In May, the United Nations (UN) released a devastating report detailing the unprecedented loss of biodiversity that our planet is currently facing. Now, UN experts are warning of the effects mass biodiversity loss can also have on human rights.
The UN biodiversity report, published by the Intergovernmental Science-Policy Platform on Biodiversity and Ecosystem Services, found that over one million species are currently at risk of extinction. Researchers found that human activities threaten species more than at any other time in the planet’s history.
The results are incredibly grim. The authors note that we will continue on this downwards spiral unless we implement transformative change.
Plants and animals are not the only victims of the current state of the planet. UN experts caution that biodiversity loss threatens human rights for current and future generations.
“The loss of global biodiversity is having and will continue to have devastating effects on a wide range of human rights for decades to come. This report is a stark reminder that we can simply not enjoy our basic human rights to life, health, food and safe water without a healthy environment,” David Boyd, a UN expert on human rights and the environment, said in a news release.
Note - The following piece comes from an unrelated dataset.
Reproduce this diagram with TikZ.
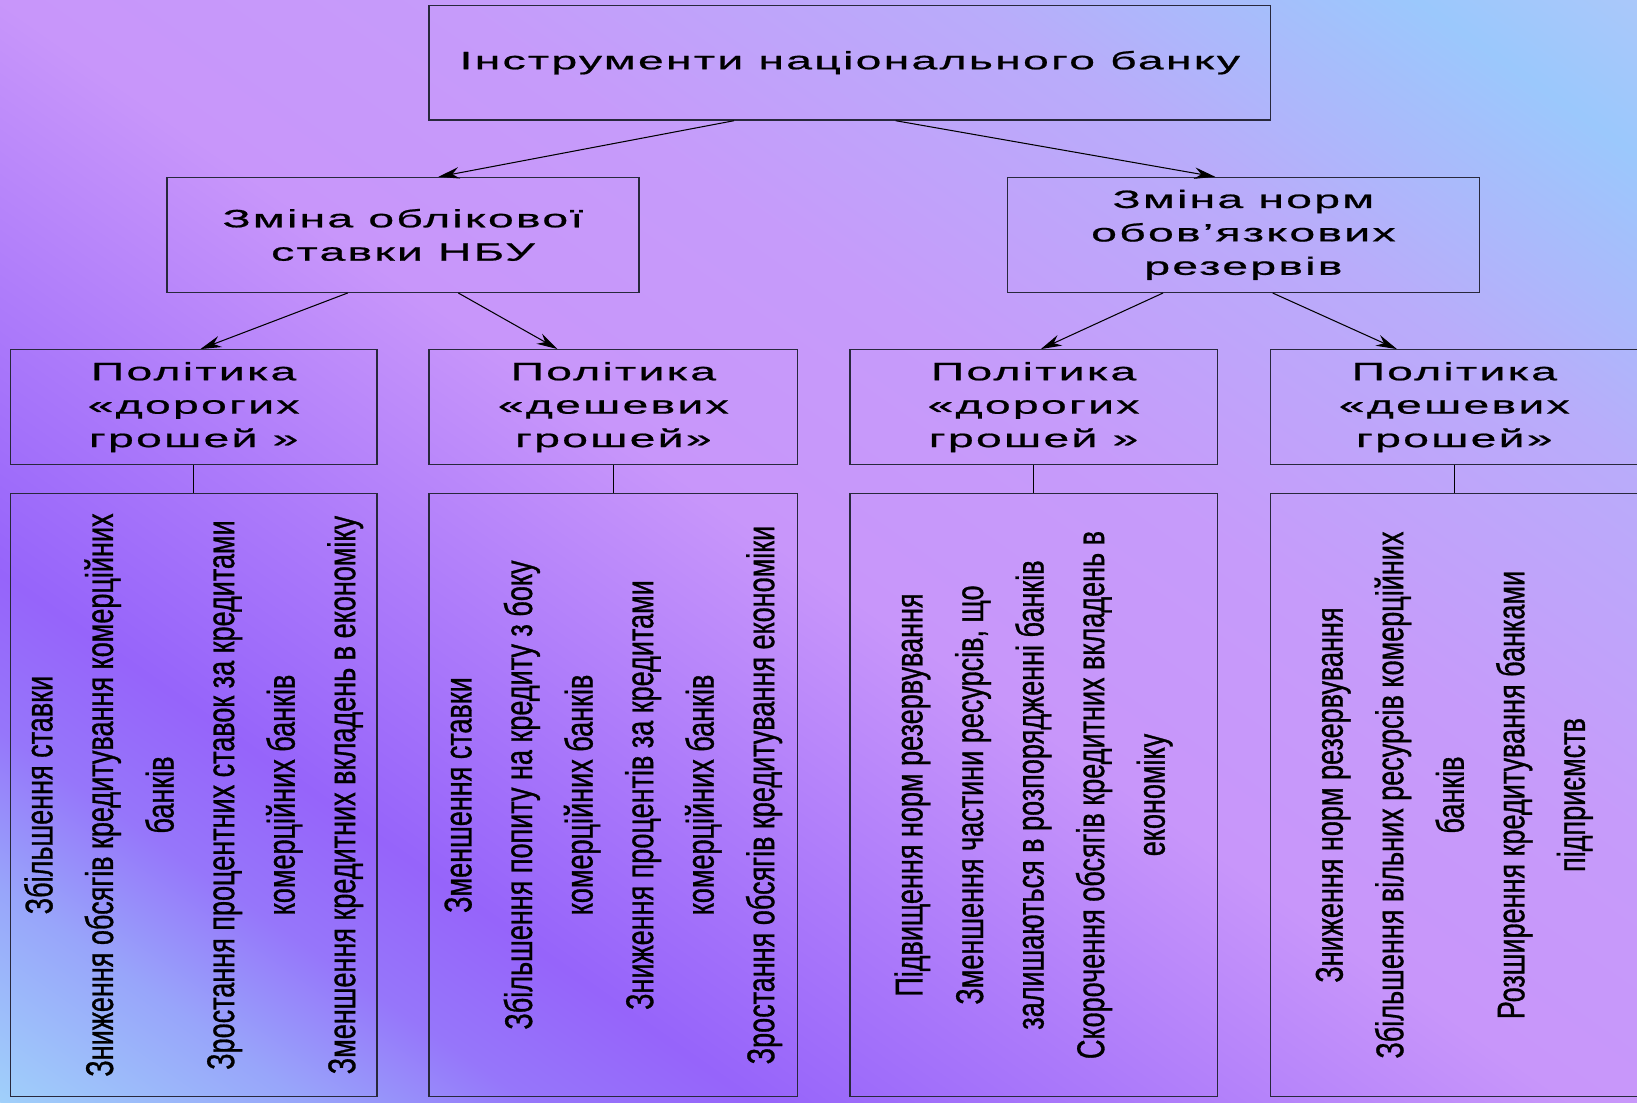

Biodiversity provides humans with food, medicine and livelihoods. Plant and animal species also ensure our ecosystems function properly which, in turn, helps to clean our air, water and soil. Ecosystems such as coral reefs can protect humans from the effects of extreme weather, which is believed to increase as a result of climate change.
A decline in natural resources throughout the world could exacerbate tensions between people and countries, resulting in armed conflict.
The loss of pollinators alone threatens $577 billion in annual global crops. Additionally, an estimated 100-300 million people are at an increased risk of floods and hurricanes as a result of the decline in coastal ecosystems, the UN biodiversity report found.
Communities throughout the world rely on healthy and functional ecosystems for survival. As United Nations experts state, poor communities including indigenous peoples, farmers and fishermen are particularly vulnerable to the effects of biodiversity loss.
The UN biodiversity report helped wake up the collective conscience of humanity. While many people may not yet see the effects of biodiversity loss on their personal livelihoods, that could change in the coming years. The key to gaining buy-in for transformative change may just be the threat it poses to us personally.